A couple of days ago, while I was cycling to work, I found myself musing on the translation of the world ‘God’ (as you do). By the time I arrived at the office (I’m a slow cyclist) I had composed a brilliant blog post in my head that would explore this fascinating subject in great detail.
Later that afternoon, I wrote and published this post. It wasn’t the complex and detailed exploration of the issue that I had originally thought about; but I reckoned that it made one simple point and made it clearly. Then I got some feedback on Facebook:
- Wasn’t Theos first used in the Septuagint predating the New Testament writers or is it not used there?
- Yes and also the adoption of κύριος
To which I replied:
- Yes, theos does occur in the Septuagint, but the aim of the post was to illustrate a complex issue in a straightforward way. Adding all of the possible details would have detracted from the main point.
Which elicited this:
- But doesn’t your first commentor really have a point? The apostles found Theos already in their Greek Bible with its own Jewish connotations and when they began preaching to Gentiles they faced a people with the same word but different context which needed to be reinterpreted as Paul did in Acts 17. This happens with the word Allah in Indonesia in two ways. Christians often pronounce it differently – much less guttural – and also often define it immediately with words like “Allah the Father of our Lord Jesus Christ”.
The LXX usage is also interesting in that the translators knew that there were other foreign language words for YHWH Elohim that they were not allowed to use like Baal.
At which point someone else weighed in with:
- “Elohim” isn’t that the plural of ‘El. And wasn’t he Ba’al’s dad as well as being the generic name for any god? I Corinthians 8:5-6 clarifies a lot for me.
I have a clever bunch of friends on Facebook.
The problem is, that this whole thing has left me rather confused and a tad discouraged. I had originally envisaged a longer post that would have covered most of the issues that the commenters raised, but I settled for something simpler – and some people didn’t seem to appreciate that.

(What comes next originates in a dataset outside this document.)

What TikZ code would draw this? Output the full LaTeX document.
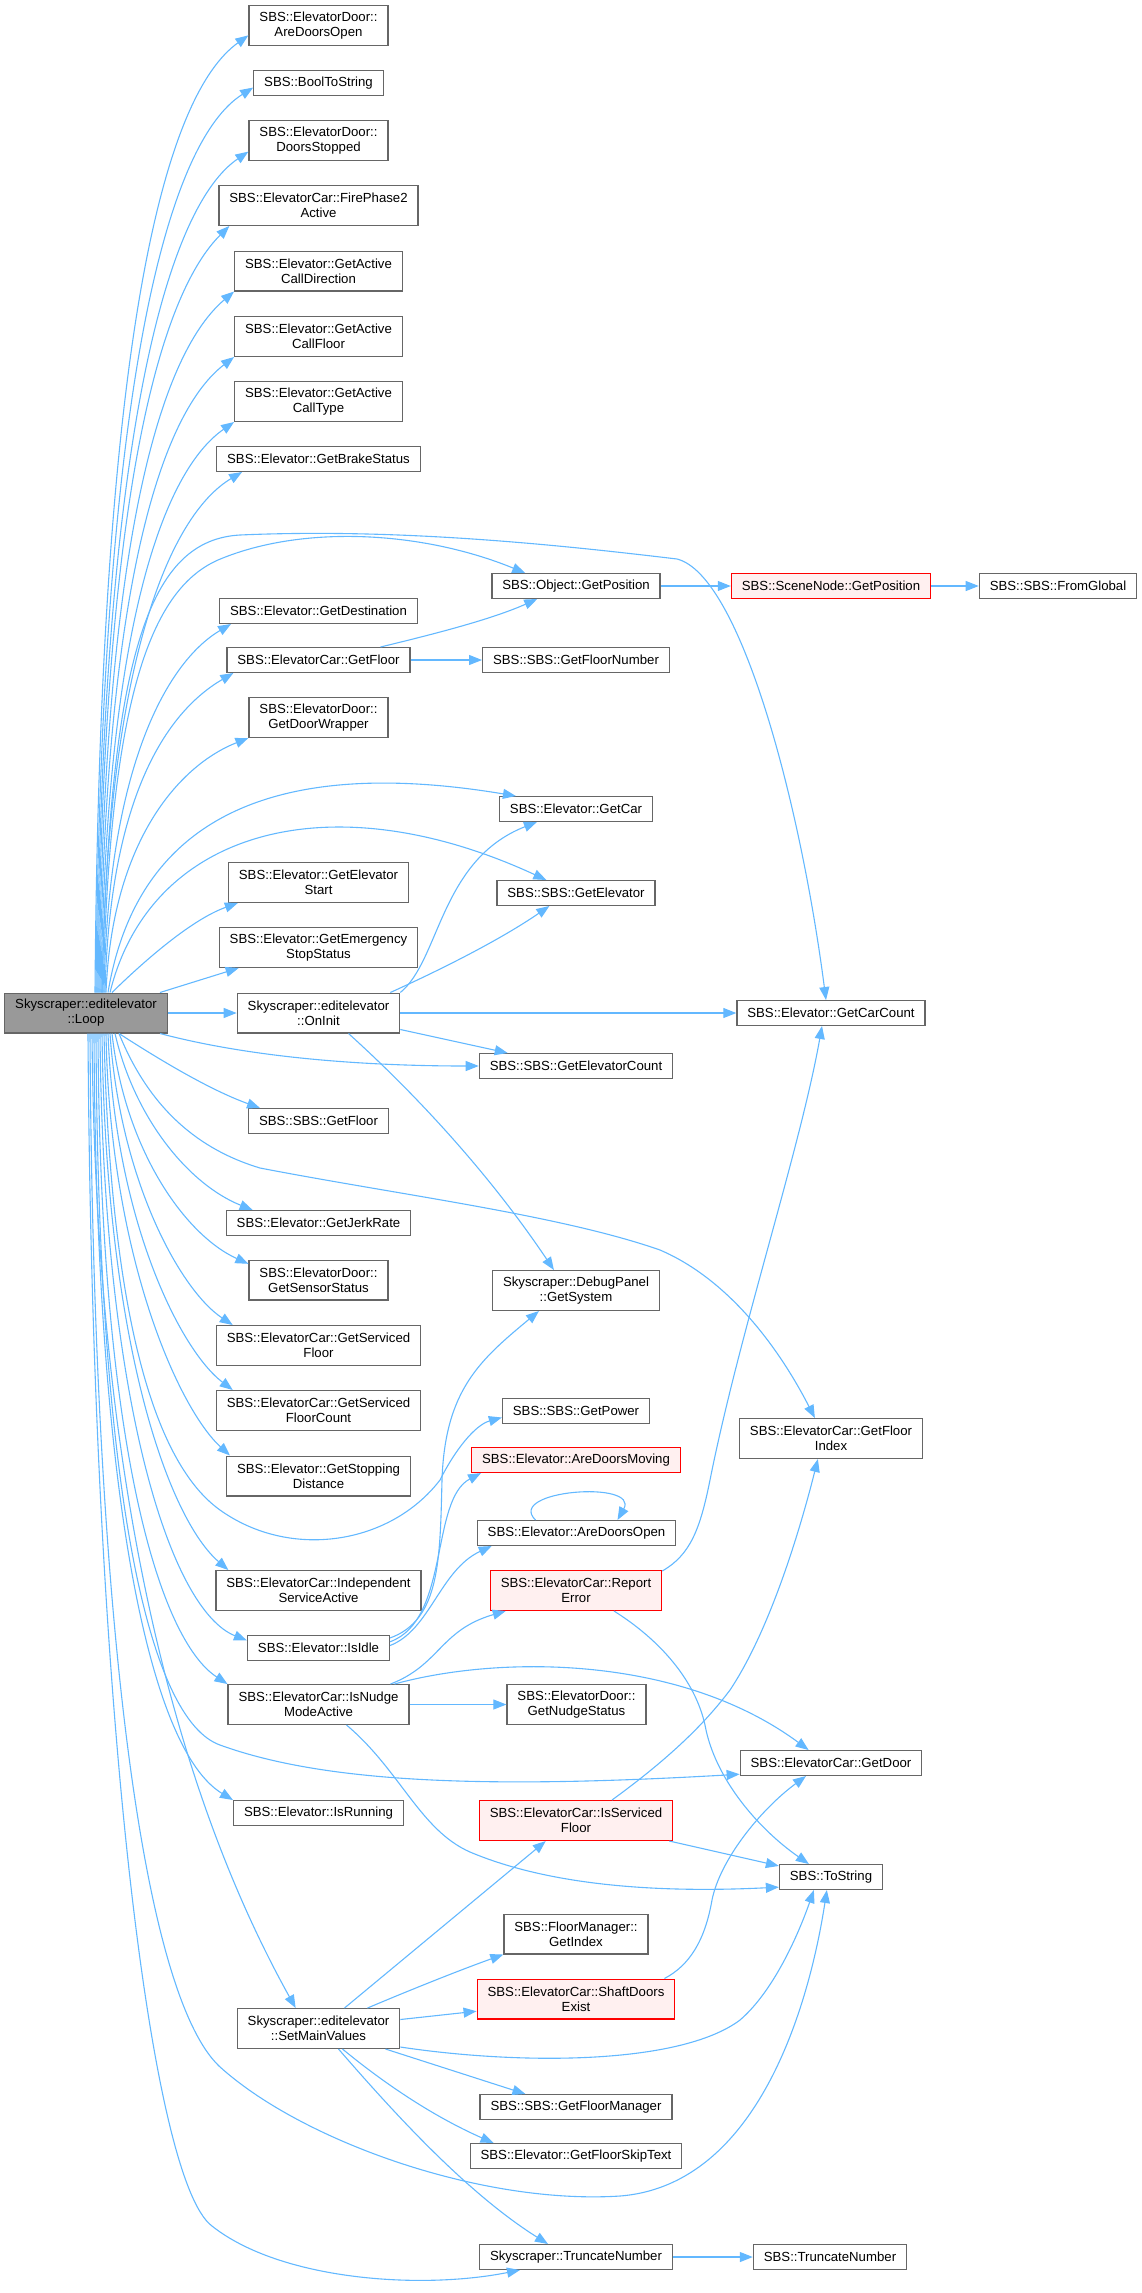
\documentclass[tikz,border=0pt]{standalone}
\usepackage{fontspec}
\setmainfont{Liberation Sans}
\usetikzlibrary{arrows.meta}
\definecolor{boxgray}{HTML}{666666}
\definecolor{rootgray}{HTML}{999999}
\definecolor{hotfill}{HTML}{FFF0F0}
\definecolor{callblue}{HTML}{63B8FF}

\begin{document}
\begin{tikzpicture}[x=1pt, y=-1pt,
	every node/.style={font=\fontsize{13.2}{15}\selectfont},
	fn/.style={draw=boxgray, line width=1.3pt, fill=white, align=center, inner xsep=10.4pt, inner ysep=3pt, minimum height=24.7pt},
	tall/.style={minimum height=39.7pt},
	hot/.style={draw=red, fill=hotfill},
	root/.style={fill=rootgray},
	call/.style={draw=callblue, line width=1.1pt, -{Triangle[length=13pt,width=10pt]}}]
	\useasboundingbox (0,0) rectangle (1142,2293);
	% caller
	\node[fn, tall, root] (loop) at (86,1013) {Skyscraper::editelevator\\::Loop};
	% first column
	\node[fn, tall] (adoA) at (318.5,25.5) {SBS::ElevatorDoor::\\AreDoorsOpen};
	\node[fn] (bool) at (318.5,83) {SBS::BoolToString};
	\node[fn, tall] (stop) at (318.5,140.5) {SBS::ElevatorDoor::\\DoorsStopped};
	\node[fn, tall] (fire) at (318.5,205.5) {SBS::ElevatorCar::FirePhase2\\Active};
	\node[fn, tall] (cdir) at (318.5,271) {SBS::Elevator::GetActive\\CallDirection};
	\node[fn, tall] (cflr) at (318.5,336.5) {SBS::Elevator::GetActive\\CallFloor};
	\node[fn, tall] (ctyp) at (318.5,401.5) {SBS::Elevator::GetActive\\CallType};
	\node[fn] (brake) at (318.5,459) {SBS::Elevator::GetBrakeStatus};
	\node[fn] (dest) at (318.5,611) {SBS::Elevator::GetDestination};
	\node[fn] (cflo) at (318.5,660) {SBS::ElevatorCar::GetFloor};
	\node[fn, tall] (wrap) at (318.5,717.5) {SBS::ElevatorDoor::\\GetDoorWrapper};
	\node[fn, tall] (estart) at (318.5,882.5) {SBS::Elevator::GetElevator\\Start};
	\node[fn, tall] (emerg) at (318.5,947.5) {SBS::Elevator::GetEmergency\\StopStatus};
	\node[fn, tall] (oninit) at (318.5,1013) {Skyscraper::editelevator\\::OnInit};
	\node[fn] (sfloor) at (318.5,1121) {SBS::SBS::GetFloor};
	\node[fn] (jerk) at (318.5,1223) {SBS::Elevator::GetJerkRate};
	\node[fn, tall] (sensor) at (318.5,1280) {SBS::ElevatorDoor::\\GetSensorStatus};
	\node[fn, tall] (svfl) at (318.5,1345.5) {SBS::ElevatorCar::GetServiced\\Floor};
	\node[fn, tall] (svfc) at (318.5,1410.5) {SBS::ElevatorCar::GetServiced\\FloorCount};
	\node[fn, tall] (stopd) at (318.5,1476) {SBS::Elevator::GetStopping\\Distance};
	\node[fn, tall] (indep) at (318.5,1590.5) {SBS::ElevatorCar::Independent\\ServiceActive};
	\node[fn] (idle) at (318.5,1648) {SBS::Elevator::IsIdle};
	\node[fn, tall] (nudge) at (318.5,1704.5) {SBS::ElevatorCar::IsNudge\\ModeActive};
	\node[fn] (running) at (318.5,1813) {SBS::Elevator::IsRunning};
	\node[fn, tall] (setmain) at (318.5,2028.5) {Skyscraper::editelevator\\::SetMainValues};
	% second column
	\node[fn] (opos) at (576,586) {SBS::Object::GetPosition};
	\node[fn] (fnum) at (576,660) {SBS::SBS::GetFloorNumber};
	\node[fn] (car) at (576,809) {SBS::Elevator::GetCar};
	\node[fn] (elev) at (576,893) {SBS::SBS::GetElevator};
	\node[fn] (ecount) at (576,1066) {SBS::SBS::GetElevatorCount};
	\node[fn, tall] (sys) at (576,1290.5) {Skyscraper::DebugPanel\\::GetSystem};
	\node[fn] (power) at (576,1411) {SBS::SBS::GetPower};
	\node[fn, hot] (moving) at (576,1460) {SBS::Elevator::AreDoorsMoving};
	\node[fn] (adoB) at (576.5,1533) {SBS::Elevator::AreDoorsOpen};
	\node[fn, tall, hot] (report) at (576,1590.5) {SBS::ElevatorCar::Report\\Error};
	\node[fn, tall] (nstat) at (576.5,1704.5) {SBS::ElevatorDoor::\\GetNudgeStatus};
	\node[fn, tall, hot] (isserv) at (576,1820.5) {SBS::ElevatorCar::IsServiced\\Floor};
	\node[fn, tall] (fmidx) at (576,1934) {SBS::FloorManager::\\GetIndex};
	\node[fn, tall, hot] (shaft) at (576,1999) {SBS::ElevatorCar::ShaftDoors\\Exist};
	\node[fn] (fman) at (576,2107) {SBS::SBS::GetFloorManager};
	\node[fn] (skip) at (576,2156) {SBS::Elevator::GetFloorSkipText};
	\node[fn] (trunc) at (576,2257) {Skyscraper::TruncateNumber};
	% third and fourth column
	\node[fn, hot] (spos) at (831,586) {SBS::SceneNode::GetPosition};
	\node[fn] (glob) at (1058,586) {SBS::SBS::FromGlobal};
	\node[fn] (ccount) at (831,1013) {SBS::Elevator::GetCarCount};
	\node[fn, tall] (findex) at (831,1438.5) {SBS::ElevatorCar::GetFloor\\Index};
	\node[fn] (door) at (831,1763) {SBS::ElevatorCar::GetDoor};
	\node[fn] (tostr) at (831,1877) {SBS::ToString};
	\node[fn] (strunc) at (830,2257) {SBS::TruncateNumber};

	% Loop, upwards
	\draw[call] ([xshift=9pt]loop.north) .. controls (100,330) and (165,95) .. (adoA.188);
	\draw[call] ([xshift=10pt]loop.north) .. controls (101,370) and (170,140) .. (bool.184);
	\draw[call] ([xshift=11pt]loop.north) .. controls (102,420) and (170,205) .. (stop.189);
	\draw[call] ([xshift=12pt]loop.north) .. controls (103,470) and (165,290) .. ([xshift=11pt]fire.south west);
	\draw[call] ([xshift=13pt]loop.north) .. controls (104,520) and (165,350) .. (cdir.south west);
	\draw[call] ([xshift=14pt]loop.north) .. controls (105,570) and (165,410) .. (cflr.south west);
	\draw[call] ([xshift=15pt]loop.north) .. controls (106,620) and (165,470) .. (ctyp.south west);
	\draw[call] ([xshift=16pt]loop.north) .. controls (107,660) and (170,515) .. ([xshift=26pt]brake.south west);
	\draw[call] ([xshift=17pt]loop.north) .. controls (110,700) and (150,590) .. (218,560)
		.. controls (300,525) and (420,530) .. ([xshift=34pt]opos.north west);
	\draw[call] ([xshift=16pt]loop.north) .. controls (110,650) and (150,540) .. (240,535)
		.. controls (400,528) and (560,545) .. (677,559) .. controls (740,575) and (800,800) .. ([xshift=-5pt]ccount.north);
	\draw[call] ([xshift=18pt]loop.north) .. controls (108,760) and (170,660) .. ([xshift=12pt]dest.south west);
	\draw[call] ([xshift=19pt]loop.north) .. controls (110,790) and (170,710) .. ([xshift=7pt]cflo.south west);
	\draw[call] ([xshift=20pt]loop.north) .. controls (112,840) and (180,765) .. (wrap.south west);
	\draw[call] ([xshift=22pt]loop.north) .. controls (140,800) and (300,760) .. ([xshift=17pt]car.north west);
	\draw[call] ([xshift=24pt]loop.north) .. controls (150,830) and (330,780) .. ([xshift=50pt]elev.north west);
	\draw[call] ([xshift=26pt]loop.north) .. controls (140,965) and (190,920) .. ([xshift=10pt]estart.south west);
	\draw[call] ([xshift=74pt]loop.north) -- ([xshift=20pt]emerg.south west);
	\draw[call] (loop.east) -- (oninit.west);
	% Loop, downwards
	\draw[call] ([xshift=33pt]loop.south) .. controls (160,1060) and (210,1090) .. ([xshift=12pt]sfloor.north west);
	\draw[call] ([xshift=74pt]loop.south) .. controls (260,1060) and (380,1066) .. (ecount.west);
	\draw[call] ([xshift=33pt]loop.south) .. controls (150,1110) and (200,1150) .. (260,1168)
		.. controls (400,1195) and (560,1215) .. (660,1250) .. controls (730,1280) and (780,1350) .. ([xshift=76pt]findex.north west);
	\draw[call] ([xshift=29pt]loop.south) .. controls (135,1120) and (190,1185) .. ([xshift=27pt]jerk.north west);
	\draw[call] ([xshift=26pt]loop.south) .. controls (125,1150) and (185,1235) .. (sensor.167);
	\draw[call] ([xshift=24pt]loop.south) .. controls (120,1180) and (180,1290) .. ([xshift=17pt]svfl.north west);
	\draw[call] ([xshift=22pt]loop.south) .. controls (115,1220) and (180,1350) .. ([xshift=17pt]svfc.north west);
	\draw[call] ([xshift=20pt]loop.south) .. controls (110,1260) and (180,1410) .. ([xshift=4pt]stopd.north west);
	\draw[call] ([xshift=18pt]loop.south) .. controls (110,1300) and (150,1460) .. (220,1510)
		.. controls (290,1560) and (390,1545) .. (440,1480) .. controls (455,1450) and (475,1425) .. (power.185);
	\draw[call] ([xshift=16pt]loop.south) .. controls (106,1350) and (170,1520) .. ([xshift=13pt]indep.north west);
	\draw[call] ([xshift=14pt]loop.south) .. controls (103,1400) and (170,1610) .. (idle.174);
	\draw[call] ([xshift=12pt]loop.south) .. controls (100,1450) and (160,1640) .. (nudge.north west);
	\draw[call] ([xshift=10pt]loop.south) .. controls (98,1500) and (150,1720) .. (220,1745)
		.. controls (330,1785) and (500,1788) .. (door.187);
	\draw[call] ([xshift=8pt]loop.south) .. controls (96,1500) and (150,1750) .. (running.north west);
	\draw[call] ([xshift=6pt]loop.south) .. controls (96,1500) and (180,1800) .. ([xshift=59pt]setmain.north west);
	\draw[call] ([xshift=4pt]loop.south) .. controls (93,1600) and (140,1990) .. (219,2066)
		.. controls (300,2140) and (480,2205) .. (620,2196) .. controls (760,2185) and (810,2000) .. ([xshift=48pt]tostr.south west);
	\draw[call] ([xshift=2pt]loop.south) .. controls (92,1700) and (150,2180) .. (212,2226)
		.. controls (280,2280) and (420,2290) .. ([xshift=41pt]trunc.south west);
	% OnInit
	\draw[call] (oninit.north east) .. controls (440,960) and (440,860) .. ([xshift=38pt]car.south west);
	\draw[call] ([xshift=-10pt]oninit.north east) .. controls (440,970) and (500,940) .. ([xshift=53pt]elev.south west);
	\draw[call] (oninit.east) -- (ccount.west);
	\draw[call] ([yshift=4pt]oninit.south east) -- ([xshift=29pt]ecount.north west);
	\draw[call] ([xshift=30pt]oninit.south) .. controls (400,1080) and (480,1160) .. ([xshift=62pt]sys.north west);
	% GetFloor and GetPosition
	\draw[call] ([xshift=62pt]cflo.north) .. controls (430,635) and (490,620) .. ([xshift=46pt]opos.south west);
	\draw[call] (cflo.east) -- (fnum.west);
	\draw[call] (opos.east) -- (spos.west);
	\draw[call] (spos.east) -- (glob.west);
	% IsIdle
	\draw[call] (idle.8) .. controls (440,1620) and (440,1560) .. (442,1480)
		.. controls (445,1390) and (480,1360) .. ([xshift=47pt]sys.south west);
	\draw[call] (idle.5) .. controls (450,1620) and (430,1500) .. ([xshift=10pt]moving.south west);
	\draw[call] (idle.2) .. controls (430,1630) and (440,1570) .. ([xshift=15pt]adoB.south west);
	\draw[call] ([xshift=-41pt]adoB.north) .. controls (505,1490) and (640,1480) .. ([xshift=41pt]adoB.north);
	% IsNudgeModeActive
	\draw[call] ([xshift=72pt]nudge.north) .. controls (440,1665) and (440,1630) .. ([xshift=16pt]report.south west);
	\draw[call] ([xshift=76pt]nudge.north) .. controls (500,1655) and (680,1655) .. ([xshift=69pt]door.north west);
	\draw[call] (nudge.east) -- (nstat.west);
	\draw[call] ([xshift=28pt]nudge.south) .. controls (400,1770) and (420,1830) .. (470,1852)
		.. controls (560,1890) and (680,1892) .. (tostr.191);
	% ReportError
	\draw[call] ([yshift=-1pt]report.north east) .. controls (690,1555) and (700,1530) .. (710,1480)
		.. controls (740,1330) and (800,1150) .. ([xshift=-9pt]ccount.south);
	\draw[call] ([xshift=38pt]report.south) .. controls (660,1640) and (695,1680) .. (705,1725)
		.. controls (715,1780) and (760,1830) .. ([xshift=30pt]tostr.north west);
	% IsServicedFloor and ShaftDoorsExist
	\draw[call] ([xshift=36pt]isserv.north) .. controls (660,1765) and (700,1730) .. (730,1690)
		.. controls (770,1630) and (800,1530) .. ([xshift=79pt]findex.south west);
	\draw[call] ([xshift=-4pt]isserv.south east) -- (tostr.168);
	\draw[call] ([xshift=-11pt]shaft.north east) .. controls (690,1965) and (705,1940) .. (712,1900)
		.. controls (720,1860) and (760,1810) .. ([xshift=-25pt]door.south);
	% SetMainValues
	\draw[call] ([xshift=26pt]setmain.north) -- ([xshift=67pt]isserv.south west);
	\draw[call] ([xshift=49pt]setmain.north) .. controls (410,1990) and (460,1970) .. (fmidx.south west);
	\draw[call] ([yshift=9pt]setmain.east) -- (shaft.187);
	\draw[call] ([yshift=2pt]setmain.south east) .. controls (520,2065) and (680,2065) .. (740,2020)
		.. controls (775,1990) and (800,1930) .. ([xshift=35pt]tostr.south west);
	\draw[call] ([xshift=67pt]setmain.south) -- ([xshift=46pt]fman.north west);
	\draw[call] ([xshift=24pt]setmain.south) .. controls (380,2080) and (430,2115) .. ([xshift=24pt]skip.north west);
	\draw[call] ([xshift=20pt]setmain.south) .. controls (400,2120) and (470,2195) .. ([xshift=69pt]trunc.north west);
	\draw[call] (trunc.east) -- (strunc.west);
\end{tikzpicture}
\end{document}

There are a couple of reasons why opted for the simpler post; firstly I just don’t have the time to write and research everything I would like to do. This blog is fun – a hobby – and though it relates to my work, I have to squeeze it into such spare time as I can find. Secondly, I believe that I do have a gift of communicating complex issues in a way that non-specialists can follow and as my blog is aimed (primarily) at non-specialists, I don’t concentrate on crossing every i and dotting every t.
So dear reader, I find myself asking for a bit of advice. Would you prefer me to write more complete posts; thought through, cross-referenced and spelled correctly even if this meant I only blogged infrequently? Or are you happy with my current approach, with it’s foibles, inconsistencies and posts which raise questions without exploring every possible avenue they could lead to?
Please don’t suggest I keep two blogs!